WPF still uses Direct3D 9 under the hood. Interop with modern D3D took some time to implement and debug: DXGI surface sharing is complicated, I remember hunting several bugs related to lost devices and concurrency.

Win8/XAML already uses Direct3D 11; interop with custom 3D content is painless, I don’t recall any issues.

It might be, but that is where Windows on the desktop is headed, even Project Centennial is only intended as a means to bring existing applications into the new sandboxed world, not for greenfield applications.

So in the new WinRT world, C++ has a XAML stack and it is quite ok for me.

I seldom use the more powerful features from WPF that aren't in XAML.

The new WinRT world is not quite here yet - there will be a point when Win10 is so dominant that support for lower versions can be dropped, but that won't happen anytime soon; not with Win7 being as entrenched as it is.

So, for now, it's still WPF for most practical purposes on the Windows desktop. Indeed, that is even the case for Microsoft software - note how e.g. Visual Studio is still mostly a WPF app.

Visual Studio is also a 32 bit application with no plans to ever upgrade to 64 bits unless forced otherwise.


Should the OSDev stop doing 64 bit support, just because the VS team doesn't want to upgrade their tools?

The Office team is making use of WinRT.

As for Windows 7, it might be the new XP, but this time Microsoft is bullying the move into the new WinRT world, so lets see how long it will be around.

The reluctance to move VS to 64-bit is for a different reason. It's doable, but very costly, because of how much old native code is in that thing even today.

On the other hand, as far as UI frameworks go, VS offers a lot of flexibility - it's already a mashup, with some parts using native Win32 controls directly, some parts using WinForms, some parts using WPF, and some parts using HTML5. Basically, as new and better frameworks appeared, new parts of VS adopted them (and occasionally old parts would, as they got rewritten).

But there are no parts of VS that use WinRT (outside maybe of some stuff that relates to WinRT development). For a very obvious reason - there are too many users still on Win7.

BTW, did you know that VC++ guys still have to support the standard library on XP, because the users demand it? I don't mean old versions of it, but even the most recent releases...

>>Essentially all AV vendors. > Not sure that's an especially good thing to be proud of :>

Applications of that kind has quite strict requirements for performance, memory footprint, distribution size, incremental development of product that lives more than 10 years, etc.

Like this product: http://sciter.com/from-skeuomorph-to-flat-ui-evolution-of-on... survived transition from skeuomorphism to Metro style UI on the same code base.
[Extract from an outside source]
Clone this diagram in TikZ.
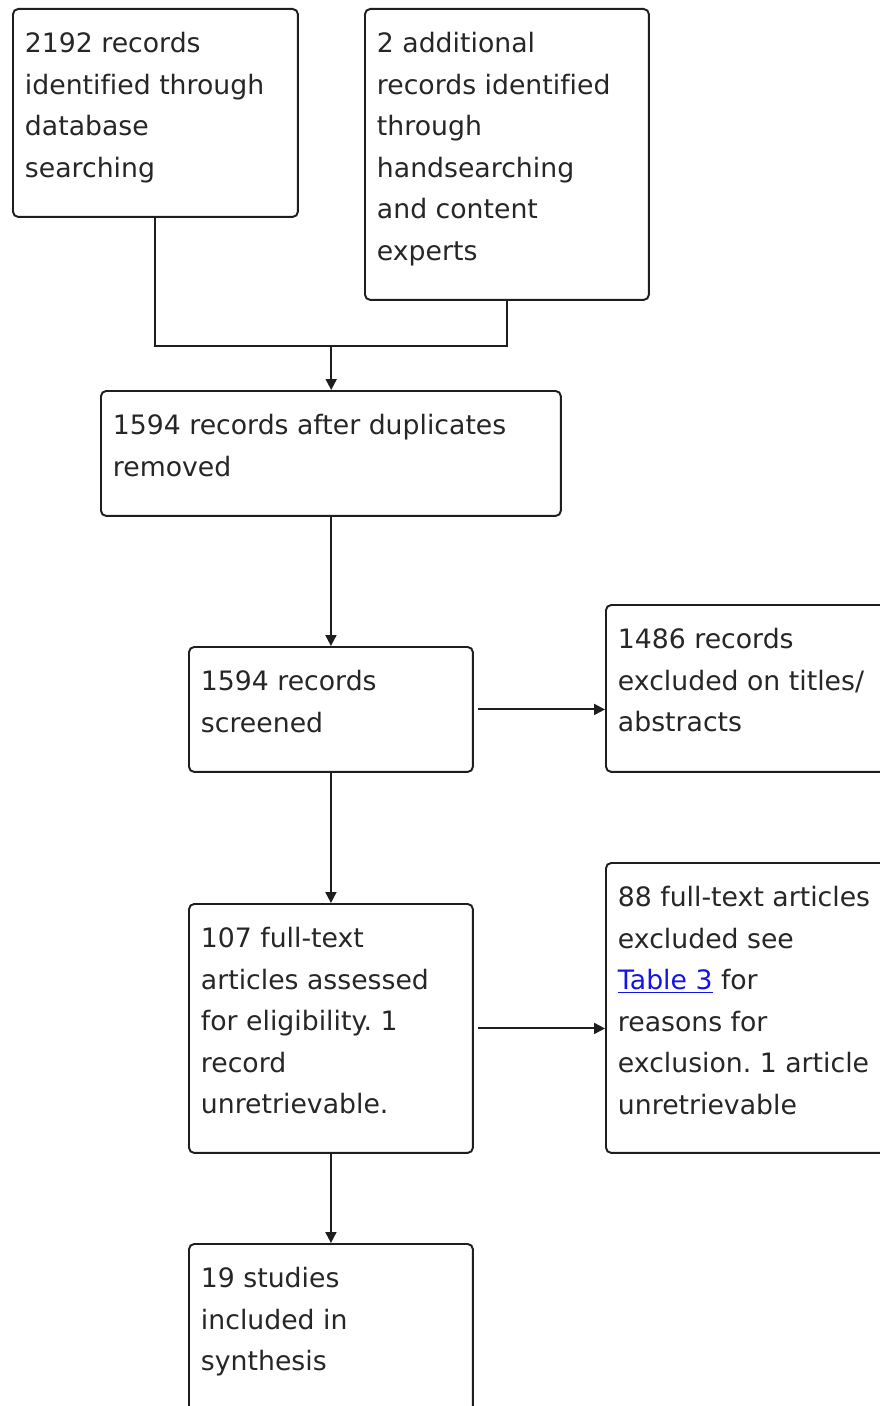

CSS rulez!

Have you seen the things people have built with Electron? I wouldn't underestimate the capabilities of HTML/CSS/JS for desktop apps when you have projects like Slack, Atom, Visual Studio Code, GitKraken, the Brave browser, etc. all using Electron to build their desktop apps.

> Have you seen the things people have built with Electron?

Yes and they are slow, memory hungry and often crash for no reason. A javascript+HTML UI just can't compete with an app written in C# and WPF in term of performances.

They definitely feel clunkier to use though, if for nothing else but a noticeably less-responsive UI compared to apps using native controls etc.

Absolutely. My point is not from user's perspective here, but rather as a developer. WPF has its warts, but it's still a great framework specifically for desktop UI - because it was designed for that from ground up. Doing the same things in HTML/CSS/JS is definitely possible, but requires a great deal more effort.

If you want an analogy, it's kinda like writing web apps in C. Sure, you can do it, but there are much better tools.

Have you seen the things people have built with PHP? Or works of art made with chisels? :) Tooling can suck and be annoying to use, require enormous resources, etc., while still producing a result people like. We shouldn't confuse the two issues. The result is probably only relevant for true questions of "is it possible", as in "is it possible to write a fast-enough OS kernel in C#".

That's a table of various uninteresting factoids, not a comparison.

Does anyone have any war stories with Eto (https://github.com/picoe/Eto)?

It is a .NET cross platform toolkit similar in concept to Wx (it wraps native widgets).

I've been using Eto for a few years. It's amazing toolkit.

If anyone is working on cross-platform desktop app in C# which is meant to look "native" on each platform, then Eto is the best toolkit there is.

Yep, I agree - Eto is great for native controls! I consider Eto and Avalonia to complement each other rather than as competitors.

i tried using eto for a personal project, but i had to abandon it because i ran into a problem that i couldn't solve myself, and which got zero responses on the forum :(


Good work! .NET could use this right now from what I've come up with.

How could I work with F# on this? New to F# right now, and I would like to have a cross platform GUI. I have F# running on my iPad now (Continous App!).

Looks great. I looked at it in the past but was put off by the GPL3 license attached to omnixaml. It looks to be MIT licensed now.

Avalon was the original codename for WPF. It is a great example of what you get when people vote on codenames.

Pardon my language, but fuck yea! Been waiting to see something like this happen

Wow, this could be the start of something big. Not often you see people working on desktop UIs anymore, and this of course being cross platform as well... definitely going to watch this one.

Looks great to me.

From contribution guide

> DO NOT USE #REGIONS full stop.

Why is that?

Because I hate them.

EDIT: Ok, I'll explain :) : because when I open a file, I want to see the code, not folded regions telling me that it has constructors, properties, and methods. That's not interesting to me, it just obfuscates. There used to be an argument for using them for generated code, but partial classes are a much better choice for that.